Science

Wild Australian Grass Got Kangaroos So High They Couldn't Walk Straight

A wild grass carries a potent psychedelic.

by Emma Betuel

Viral videos of distressed kangaroos bouncing around erratically have stirred up concern and sympathy across the internet. Despite claims that these kangaroos look “drunk,” it might be more accurate to say that these kangaroos are high. They’ve been eating DMT-laced grass for days, and if earlier research on what the plant does to sheep holds true for kangaroos, it’s also causing a slew of other weird and potentially fatal effects.

In June, The Guardian reported that the kangaroos are suffering from a condition called “phalaris staggers,” which happens when kangaroos — or pretty much any other animal — munches too much Phalaris aquatica, a grass that produces DMT naturally. DMT is a potent psychedelic substance sometimes referred to as the “spirit molecule.”

In addition to giving animals the staggers, the plant can turn kidneys green and cause a strange amount of “head nodding,” as the studies on sheep have shown.

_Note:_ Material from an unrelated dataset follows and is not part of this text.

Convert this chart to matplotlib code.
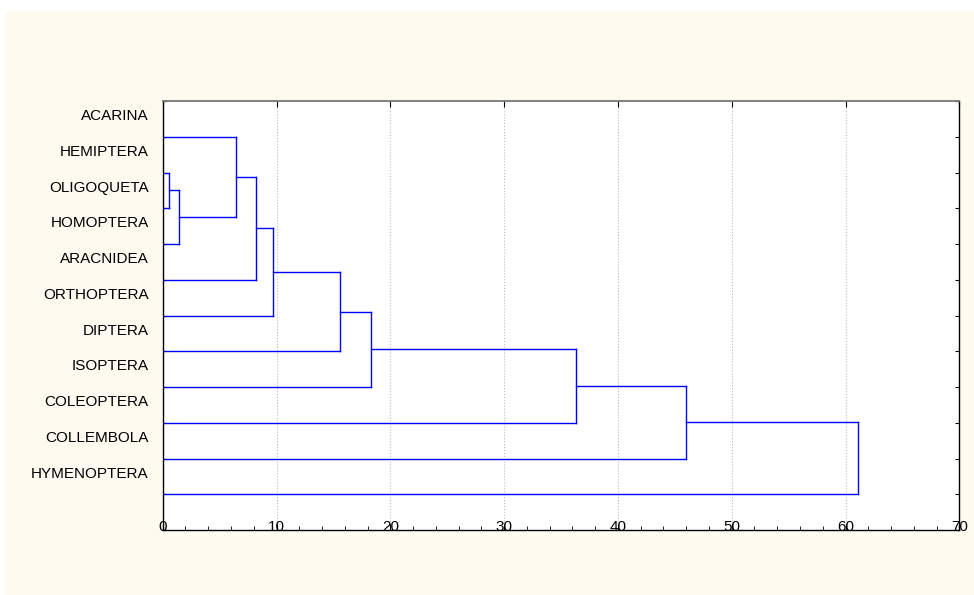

Sometimes, the kangaroos suddenly die from eating all that grass through a condition called “phalaris toxicity.”

While there is little research into how DMT interacts with kangaroo brains, there is a small body of literature showing how it interacts with sheep because farmers in Australia have been feeding it to their flocks for decades. A 2014 paper published in the Australia Journal of Toxins noted that eating phalaris not only caused “hyper-excitability,” “muscle tremors,” and “an ill-coordinated ‘proppy’ gait” but also caused the sheep’s kidneys to turn green and small amount of a “golden brown deposit” to manifest in their neurons.

No one really knows why Phalaris aquatica causes these strange effects in sheep, and researchers at the University of Melbourne are currently working on confirming whether the grass is really behind the weird behavior of their kangaroos. As of right now, evidence that the DMT inherent in the grass is the culprit comes from a 1967 study in which scientists injected DMT into the jugular veins of sheep, and waited to see whether their behavior mimicked that of sheep with “the staggers”:

“Each of the alkaloids passes quickly into the brain from the blood, and produces neurological signs within 13-16 seconds of injection into the jugular vein of sheep,” the researchers observed. “[It] produces behavioural hyperexcitability and anxiety, licking of the lips, salivation, wrinkling of the face, nodding of the head, chewing movements, flaring of the nostrils, twitching of the tail,… and localized spasms of muscles.”

This is an incredibly old study, but there have has been some more recent research that highlights DMT’s causal role here. The 2014 paper cites three other papers from 1973, 1979, and 1998 that describe how drought conditions contribute to the amount of alkaloids (the chemical class that DMT belongs to) produced by different types of phalaris plants. Specifically, in areas where soil cobalt (a mineral that protects against moisture loss in some plants) was low, the levels of alkaloids were very high:

A field of Phalaris aquatica 

Wikimedia 

“Therefore, soil cobalt deficiency could reduce the plant’s drought tolerance causing enhanced alkaloid toxin production due to stress, thereby increasing the likelihood of incidence of phalaris toxicity in deficient soils,” the 2014 paper summarized.

The research on how DMT can potentially affect wildlife and livestock has been effectively been cornered by Australian researchers. When Inverse called sheep experts in 12 states, few had even heard of this condition — although one mentioned that lots of plants are toxic to animals, like rhododendrons. But when it comes to helping the staggering kangaroos, it seems like the Australians are on their own.